» PROBLEM TO SOLVE:
Give back every line exactly as it appears, pictures excluded.

.....

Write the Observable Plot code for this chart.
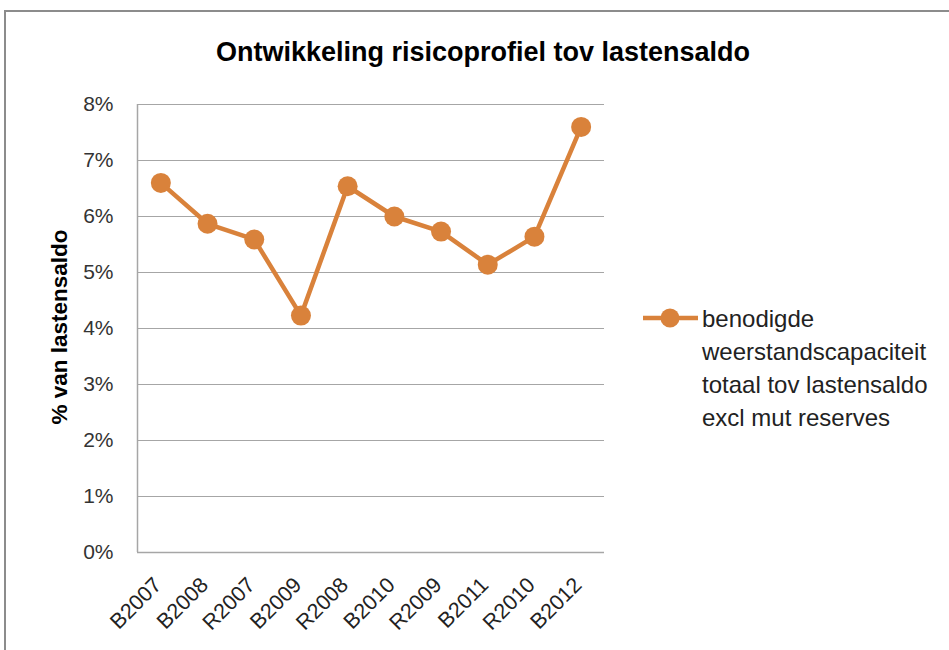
<!DOCTYPE html>
<html>
<head>
<meta charset="utf-8">
<script src="https://cdn.jsdelivr.net/npm/d3@7"></script>
<script src="https://cdn.jsdelivr.net/npm/@observablehq/plot@0.6"></script>
<style>
  html, body { margin: 0; padding: 0; background: #fff; overflow: hidden; }
  #wrap { position: relative; width: 949px; height: 650px; font-family: "Liberation Sans", Arial, sans-serif; color: #222; }
  #frame { position: absolute; left: 4px; top: 10px; width: 980px; height: 700px; border: 2px solid #8c8c8c; box-sizing: border-box; }
  #title { position: absolute; left: 0; width: 966px; top: 37px; text-align: center; font-weight: bold; font-size: 27px; color: #000; }
  #ylab { position: absolute; left: 60px; top: 327px; transform: translate(-50%, -50%) rotate(-90deg); font-weight: bold; font-size: 22.5px; white-space: nowrap; color: #000; }
  #legend { position: absolute; left: 642px; top: 304px; }
  #legend .txt { position: absolute; left: 60px; top: -2px; font-size: 24px; line-height: 33px; white-space: nowrap; color: #222; }
  #chart { position: absolute; left: 0; top: 0; }
</style>
</head>
<body>
<div id="wrap">
  <div id="frame"></div>
  <div id="chart"></div>
  <div id="title">Ontwikkeling risicoprofiel tov lastensaldo</div>
  <div id="ylab">% van lastensaldo</div>
  <div id="legend">
    <svg width="60" height="30" style="position:absolute;left:0;top:0">
      <line x1="1" y1="14" x2="56" y2="14" stroke="#d9823b" stroke-width="4.5"/>
      <circle cx="28" cy="14" r="9.5" fill="#d9823b"/>
    </svg>
    <div class="txt">benodigde<br>weerstandscapaciteit<br>totaal tov lastensaldo<br>excl mut reserves</div>
  </div>
</div>
<script>
const categories = ["B2007","B2008","R2007","B2009","R2008","B2010","R2009","B2011","R2010","B2012"];
const values = [0.0660, 0.0587, 0.0559, 0.0423, 0.0654, 0.0600, 0.0573, 0.0514, 0.0564, 0.0760];
const yTicks = [0, 0.01, 0.02, 0.03, 0.04, 0.05, 0.06, 0.07, 0.08];
const seriesName = "benodigde weerstandscapaciteit totaal tov lastensaldo excl mut reserves";

const data = categories.map((c, i) => ({category: c, value: values[i], series: seriesName}));
const color = "#d9823b";

const chart = Plot.plot({
  width: 949,
  height: 650,
  marginLeft: 137,
  marginRight: 345,
  marginTop: 104,
  marginBottom: 98,
  style: {fontFamily: "'Liberation Sans', Arial, sans-serif", background: "transparent"},
  x: {type: "point", domain: categories, padding: 0.5, round: false},
  y: {domain: [0, 0.08]},
  marks: [
    Plot.gridY(yTicks, {stroke: "#a6a6a6", strokeOpacity: 1, strokeWidth: 1.2}),
    Plot.ruleY([0], {stroke: "#a6a6a6", strokeWidth: 1.5}),
    Plot.axisY({ticks: yTicks, tickFormat: d3.format(".0%"), tickSize: 0, tickPadding: 24, fontSize: 21, fill: "#333", label: null}),
    Plot.axisX({tickRotate: -45, tickSize: 0, tickPadding: 29, dx: -3, fontSize: 21.5, fill: "#222", label: null}),
    Plot.line(data, {x: "category", y: "value", stroke: color, strokeWidth: 4.5}),
    Plot.dot(data, {x: "category", y: "value", r: 10, fill: color, stroke: "none"})
  ]
});
// left axis line
const svg = d3.select(chart);
svg.append("line").attr("x1", 137.5).attr("x2", 137.5).attr("y1", 104).attr("y2", 552).attr("stroke", "#a6a6a6").attr("stroke-width", 1.5);
document.getElementById("chart").appendChild(chart);
</script>
</body>
</html>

.....

» CORRECT ANSWER:
Write the Observable Plot code for this chart.
<!DOCTYPE html>
<html>
<head>
<meta charset="utf-8">
<script src="https://cdn.jsdelivr.net/npm/d3@7"></script>
<script src="https://cdn.jsdelivr.net/npm/@observablehq/plot@0.6"></script>
<style>
  html, body { margin: 0; padding: 0; background: #fff; overflow: hidden; }
  #wrap { position: relative; width: 949px; height: 650px; font-family: "Liberation Sans", Arial, sans-serif; color: #222; }
  #frame { position: absolute; left: 4px; top: 10px; width: 980px; height: 700px; border: 2px solid #8c8c8c; box-sizing: border-box; }
  #title { position: absolute; left: 0; width: 966px; top: 37px; text-align: center; font-weight: bold; font-size: 27px; color: #000; }
  #ylab { position: absolute; left: 60px; top: 327px; transform: translate(-50%, -50%) rotate(-90deg); font-weight: bold; font-size: 22.5px; white-space: nowrap; color: #000; }
  #legend { position: absolute; left: 642px; top: 304px; }
  #legend .txt { position: absolute; left: 60px; top: -2px; font-size: 24px; line-height: 33px; white-space: nowrap; color: #222; }
  #chart { position: absolute; left: 0; top: 0; }
</style>
</head>
<body>
<div id="wrap">
  <div id="frame"></div>
  <div id="chart"></div>
  <div id="title">Ontwikkeling risicoprofiel tov lastensaldo</div>
  <div id="ylab">% van lastensaldo</div>
  <div id="legend">
    <svg width="60" height="30" style="position:absolute;left:0;top:0">
      <line x1="1" y1="14" x2="56" y2="14" stroke="#d9823b" stroke-width="4.5"/>
      <circle cx="28" cy="14" r="9.5" fill="#d9823b"/>
    </svg>
    <div class="txt">benodigde<br>weerstandscapaciteit<br>totaal tov lastensaldo<br>excl mut reserves</div>
  </div>
</div>
<script>
const categories = ["B2007","B2008","R2007","B2009","R2008","B2010","R2009","B2011","R2010","B2012"];
const values = [0.0660, 0.0587, 0.0559, 0.0423, 0.0654, 0.0600, 0.0573, 0.0514, 0.0564, 0.0760];
const yTicks = [0, 0.01, 0.02, 0.03, 0.04, 0.05, 0.06, 0.07, 0.08];
const seriesName = "benodigde weerstandscapaciteit totaal tov lastensaldo excl mut reserves";

const data = categories.map((c, i) => ({category: c, value: values[i], series: seriesName}));
const color = "#d9823b";

const chart = Plot.plot({
  width: 949,
  height: 650,
  marginLeft: 137,
  marginRight: 345,
  marginTop: 104,
  marginBottom: 98,
  style: {fontFamily: "'Liberation Sans', Arial, sans-serif", background: "transparent"},
  x: {type: "point", domain: categories, padding: 0.5, round: false},
  y: {domain: [0, 0.08]},
  marks: [
    Plot.gridY(yTicks, {stroke: "#a6a6a6", strokeOpacity: 1, strokeWidth: 1.2}),
    Plot.ruleY([0], {stroke: "#a6a6a6", strokeWidth: 1.5}),
    Plot.axisY({ticks: yTicks, tickFormat: d3.format(".0%"), tickSize: 0, tickPadding: 24, fontSize: 21, fill: "#333", label: null}),
    Plot.axisX({tickRotate: -45, tickSize: 0, tickPadding: 29, dx: -3, fontSize: 21.5, fill: "#222", label: null}),
    Plot.line(data, {x: "category", y: "value", stroke: color, strokeWidth: 4.5}),
    Plot.dot(data, {x: "category", y: "value", r: 10, fill: color, stroke: "none"})
  ]
});
// left axis line
const svg = d3.select(chart);
svg.append("line").attr("x1", 137.5).attr("x2", 137.5).attr("y1", 104).attr("y2", 552).attr("stroke", "#a6a6a6").attr("stroke-width", 1.5);
document.getElementById("chart").appendChild(chart);
</script>
</body>
</html>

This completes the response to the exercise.